* [Given exercise]:
Can you output, word for word, the lines between the one holding "Rebuild this chart" and the one holding "18.76, 20.8, 23.1, 25.4, 26.3, 27.8]", inclusive, leaving out any pictures?

Code that draws figures
◆ ◆ ◆ ◆
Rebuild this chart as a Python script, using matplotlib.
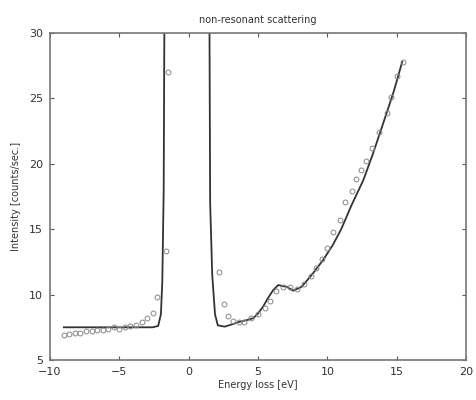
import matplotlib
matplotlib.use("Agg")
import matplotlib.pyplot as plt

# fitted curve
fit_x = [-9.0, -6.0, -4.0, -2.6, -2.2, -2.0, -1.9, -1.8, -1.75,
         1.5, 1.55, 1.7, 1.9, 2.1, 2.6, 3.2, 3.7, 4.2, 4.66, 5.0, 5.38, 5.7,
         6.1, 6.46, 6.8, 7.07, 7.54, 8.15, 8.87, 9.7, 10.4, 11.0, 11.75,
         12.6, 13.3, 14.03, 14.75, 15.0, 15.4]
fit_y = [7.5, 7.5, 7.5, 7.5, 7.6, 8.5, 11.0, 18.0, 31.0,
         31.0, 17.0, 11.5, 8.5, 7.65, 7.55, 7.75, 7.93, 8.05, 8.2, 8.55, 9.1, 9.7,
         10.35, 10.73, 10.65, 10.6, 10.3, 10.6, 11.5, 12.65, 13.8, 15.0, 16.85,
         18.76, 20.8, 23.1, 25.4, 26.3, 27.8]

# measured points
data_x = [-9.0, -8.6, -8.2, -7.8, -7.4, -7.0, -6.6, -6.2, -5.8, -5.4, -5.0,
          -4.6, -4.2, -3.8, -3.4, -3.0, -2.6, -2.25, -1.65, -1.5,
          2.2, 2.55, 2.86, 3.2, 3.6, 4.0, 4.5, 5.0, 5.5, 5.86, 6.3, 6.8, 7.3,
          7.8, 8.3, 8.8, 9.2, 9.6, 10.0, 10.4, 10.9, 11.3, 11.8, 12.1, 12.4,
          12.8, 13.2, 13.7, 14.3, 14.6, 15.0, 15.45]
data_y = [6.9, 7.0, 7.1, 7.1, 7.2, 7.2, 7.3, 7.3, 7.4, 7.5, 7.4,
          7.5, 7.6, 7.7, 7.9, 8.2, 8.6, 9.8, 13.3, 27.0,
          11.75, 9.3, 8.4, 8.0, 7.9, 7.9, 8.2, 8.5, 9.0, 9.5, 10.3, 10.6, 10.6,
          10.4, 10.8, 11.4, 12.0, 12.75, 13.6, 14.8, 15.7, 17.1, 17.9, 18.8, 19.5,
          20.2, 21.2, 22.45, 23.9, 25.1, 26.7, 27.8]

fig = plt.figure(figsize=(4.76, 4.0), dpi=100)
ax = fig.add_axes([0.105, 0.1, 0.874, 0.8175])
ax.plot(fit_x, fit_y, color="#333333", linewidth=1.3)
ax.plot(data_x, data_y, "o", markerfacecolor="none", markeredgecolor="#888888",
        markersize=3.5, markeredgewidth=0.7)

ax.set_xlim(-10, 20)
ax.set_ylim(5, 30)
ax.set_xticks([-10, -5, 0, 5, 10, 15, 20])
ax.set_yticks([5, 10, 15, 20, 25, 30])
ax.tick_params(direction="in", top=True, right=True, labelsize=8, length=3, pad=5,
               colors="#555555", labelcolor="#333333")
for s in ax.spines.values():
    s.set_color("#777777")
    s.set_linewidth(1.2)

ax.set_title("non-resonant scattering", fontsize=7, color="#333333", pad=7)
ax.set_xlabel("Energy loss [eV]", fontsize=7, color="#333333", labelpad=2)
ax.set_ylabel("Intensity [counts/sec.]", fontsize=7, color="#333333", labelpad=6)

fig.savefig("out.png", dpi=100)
◆ ◆ ◆ ◆
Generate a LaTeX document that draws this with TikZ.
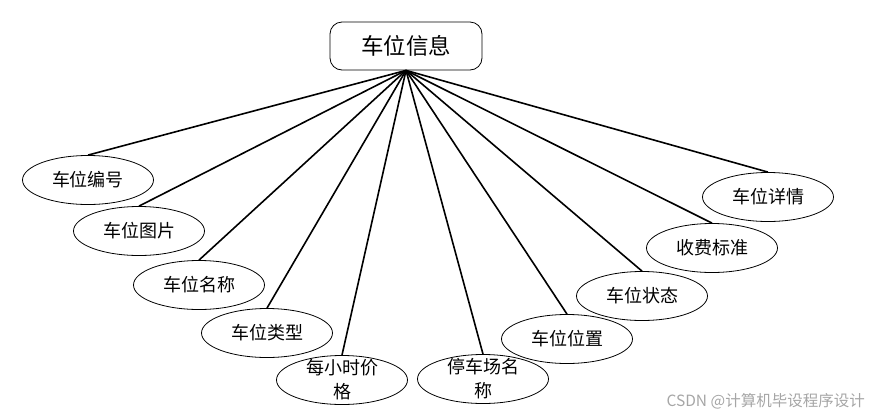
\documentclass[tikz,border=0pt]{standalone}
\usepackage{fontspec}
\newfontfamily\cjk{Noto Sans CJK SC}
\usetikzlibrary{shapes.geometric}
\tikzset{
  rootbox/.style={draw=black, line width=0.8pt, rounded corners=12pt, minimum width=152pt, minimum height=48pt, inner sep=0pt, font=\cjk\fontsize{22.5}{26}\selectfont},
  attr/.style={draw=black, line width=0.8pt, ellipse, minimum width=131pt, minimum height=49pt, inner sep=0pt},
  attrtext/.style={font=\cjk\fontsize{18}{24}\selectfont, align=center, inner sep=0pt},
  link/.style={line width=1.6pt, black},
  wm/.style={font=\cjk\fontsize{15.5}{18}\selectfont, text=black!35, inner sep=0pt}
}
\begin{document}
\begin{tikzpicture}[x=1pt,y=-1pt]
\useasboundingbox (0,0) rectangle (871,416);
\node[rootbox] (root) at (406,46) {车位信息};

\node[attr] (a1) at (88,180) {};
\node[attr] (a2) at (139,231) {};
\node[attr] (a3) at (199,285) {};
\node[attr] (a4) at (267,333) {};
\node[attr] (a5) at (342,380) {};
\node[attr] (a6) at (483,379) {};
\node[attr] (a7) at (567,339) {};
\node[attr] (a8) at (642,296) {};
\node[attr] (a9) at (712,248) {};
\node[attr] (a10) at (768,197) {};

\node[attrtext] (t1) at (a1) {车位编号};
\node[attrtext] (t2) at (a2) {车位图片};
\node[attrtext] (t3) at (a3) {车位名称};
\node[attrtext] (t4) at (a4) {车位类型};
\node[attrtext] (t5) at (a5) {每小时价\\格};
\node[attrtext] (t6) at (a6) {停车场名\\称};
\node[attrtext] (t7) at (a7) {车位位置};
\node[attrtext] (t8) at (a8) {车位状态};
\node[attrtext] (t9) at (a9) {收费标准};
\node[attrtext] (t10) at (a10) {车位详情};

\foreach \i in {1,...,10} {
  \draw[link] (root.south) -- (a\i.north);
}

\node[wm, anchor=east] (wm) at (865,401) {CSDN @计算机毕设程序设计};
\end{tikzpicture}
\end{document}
◆ ◆ ◆ ◆
* [Solution to the problem]:
Rebuild this chart as a Python script, using matplotlib.
import matplotlib
matplotlib.use("Agg")
import matplotlib.pyplot as plt

# fitted curve
fit_x = [-9.0, -6.0, -4.0, -2.6, -2.2, -2.0, -1.9, -1.8, -1.75,
         1.5, 1.55, 1.7, 1.9, 2.1, 2.6, 3.2, 3.7, 4.2, 4.66, 5.0, 5.38, 5.7,
         6.1, 6.46, 6.8, 7.07, 7.54, 8.15, 8.87, 9.7, 10.4, 11.0, 11.75,
         12.6, 13.3, 14.03, 14.75, 15.0, 15.4]
fit_y = [7.5, 7.5, 7.5, 7.5, 7.6, 8.5, 11.0, 18.0, 31.0,
         31.0, 17.0, 11.5, 8.5, 7.65, 7.55, 7.75, 7.93, 8.05, 8.2, 8.55, 9.1, 9.7,
         10.35, 10.73, 10.65, 10.6, 10.3, 10.6, 11.5, 12.65, 13.8, 15.0, 16.85,
         18.76, 20.8, 23.1, 25.4, 26.3, 27.8]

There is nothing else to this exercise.